ヘンリー・ダーガーのように

タカテン

僕が執筆を続けるのに大切にしてること

 前世紀のアメリカにヘンリー・ダーガーという男がいた。

 3歳で母を、15歳で父を亡くし、天涯孤独となった彼は生涯を通して清掃夫や皿洗いなどアメリカ社会の底辺で生きた。

 結婚はしていない。おそらくは童貞だっただろうとも言われている。


 孤独のまま81歳で幕を下ろした彼の人生は、本来なら誰にも知られることなく膨大な歴史の中に埋もれるはずだった。
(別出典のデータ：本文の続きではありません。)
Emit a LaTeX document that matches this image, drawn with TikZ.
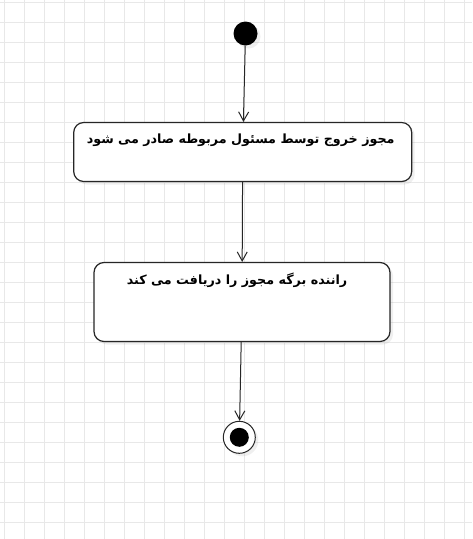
\documentclass[tikz,border=0pt]{standalone}
\usepackage{fontspec}
\newfontfamily\farsifont[Script=Arabic]{DejaVu Sans}
\TeXXeTstate=1
\usetikzlibrary{arrows.meta,shadows}

\begin{document}
\begin{tikzpicture}[x=1pt,y=-1pt,
  thick,
  gridline/.style={draw=black!9,line width=0.8pt},
  soft shadow/.style={drop shadow={opacity=0.12,shadow xshift=3pt,shadow yshift=-3pt}},
  start node/.style={circle,fill=black,minimum size=24pt,inner sep=0pt,soft shadow},
  end node/.style={circle,draw=black!85,line width=1pt,fill=white,minimum size=32pt,inner sep=0pt,soft shadow,
    path picture={\fill[black] (path picture bounding box.center) circle (9.5pt);}},
  act node/.style={rectangle,rounded corners=10pt,draw=black!85,line width=1.2pt,fill=white,inner sep=0pt,soft shadow},
  act text/.style={font=\farsifont\bfseries\fontsize{12.7}{15}\selectfont,anchor=north,yshift=-11pt,inner sep=0pt},
  flow/.style={draw=black!85,line width=1pt,-{Straight Barb[length=9pt,width=10pt,line width=1pt]}}]

  \useasboundingbox (0,0) rectangle (472,539);
  \fill[white] (0,0) rectangle (472,539);
  \foreach \gx in {4.5,24.5,...,470} \draw[gridline] (\gx,0) -- (\gx,539);
  \foreach \gy in {2.7,22.7,...,539} \draw[gridline] (0,\gy) -- (472,\gy);

  \node[start node] (init) at (245.5,33.5) {};
  \node[act node,minimum width=338pt,minimum height=59pt,
    label={[act text,xshift=-2pt,yshift=-1pt]north:{\beginR مجوز خروج توسط مسئول مربوطه صادر می شود\endR}}] (issue) at (242.7,152) {};
  \node[act node,minimum width=296pt,minimum height=79pt,
    label={[act text,xshift=-5pt]north:{\beginR راننده برگه مجوز را دریافت می کند\endR}}] (receive) at (242,302) {};
  \node[end node] (final) at (239.3,437.3) {};

  \path[flow]
    (init) edge (issue)
    (issue) edge (receive)
    (receive) edge (final);
\end{tikzpicture}
\end{document}
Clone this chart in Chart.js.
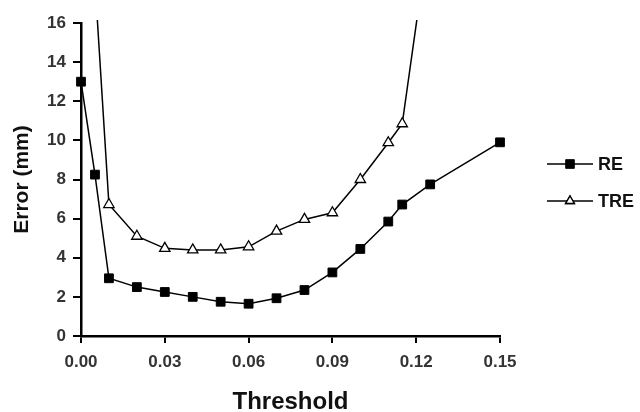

 が、死後の整理をしていたアパートの大家が、彼の部屋で驚くべき発見をする。

 それは花模様の表紙に金色の文字で『非現実の王国で』と題名が記された原稿と、その物語の挿絵集だ。

 原稿は15000ページ以上、挿絵は300枚。

 誰にも知られることなく、ヘンリー・ダーガーが密かに書き綴っていた小説だった。

 

 この発見はデザイナーであり大学教授でもあった大家の手によって広く世間に知らされ、小説はあまりに膨大なテキスト量の為に今まで刊行されたことはないものの、『非現実の王国として知られる地における、ヴィヴィアン・ガールズの物語、子供奴隷の反乱に起因するグランデコ・アンジェリニアン戦争の嵐の物語』として原稿が美術館に所蔵されている。 

 

『非現実の王国で』の発見により、死後一躍有名人となったヘンリー・ダーガー。

 人々はその貧しい暮らしの中での偉業に賞賛を送った。2004年には彼の人生を綴った映画も公開されている。

 

 そんな死後に才能を認められた例と言えば、誰もが思い出すのが画家のフィンセント・ファン・ゴッホだろう。

 彼もまた誰にも認められないまま、貧しく不運のうちに最後は自殺を選んだ(*自殺ではないという説もある)。

 ただ、ゴッホとヘンリー・ダーガーには大きな違いがある。

 画家として成功したかったゴッホと違い、ヘンリー・ダーガーは決して作家としての名声を追い求めなかった。

 何故なら彼は部屋の持ち物を大家に「捨ててくれ」と頼んでいたからだ。


 だからこそ思う。

 ヘンリー・ダーガーは貧しくこそあれ、ゴッホと違って心は時に満たされていたのではないか、と。

 

 もちろん、死ぬ間際にはつまらないものに人生を費やしたと後悔したかもしれない。

 ただそれでも、夢中になって『非現実の王国で』を書いている時だけは楽しかったはずだ。

 なんと彼はこの物語を約60年間に渡って書き続けている。しかも資料集めにゴミの山を漁ったり、記事をスクラップしたり、自ら挿絵を描くほどのハマりようだった。

 その間、誰にも見せず、出版社への持ち込みもない。ただひたすら彼は書き続けた。

 何故ならその物語を書くことがヘンリー・ダーガーの心を満たす行いであり、喜びであり、生き甲斐であったからだ。

 

 時は流れ、Web小説の投稿サイトが溢れかえる今、誰もが自分の書いた小説を簡単に発表出来るのは確かに便利だ。

 長く活動を続けていると読者も増えるし、カクヨムで知り合った執筆仲間とツイッターやオフ会で交流するのはとても楽しい。

 ただその反面、期待していたほどの評価を受けられないことや周りの仲間が次々と書籍化していくのに自分は落選続きという現実に心が淀むこともある。

 そうこうしているうちにあれだけ楽しかった創作を苦痛に感じることもあるだろう。

 誰もがゴッホのような苦しみを味わう可能性があるのだ。

 そんなときの為にも、ヘンリー・ダーガーという先輩の生き方を、創作は――自分の頭の中にあるものを形にすることは純粋に楽しいんだって事を覚えておいてほしい。 


 創作をする人なら誰もが感じたことのある原点を、僕たちはもっと大切にしよう。

 ヘンリー・ダーガーのように。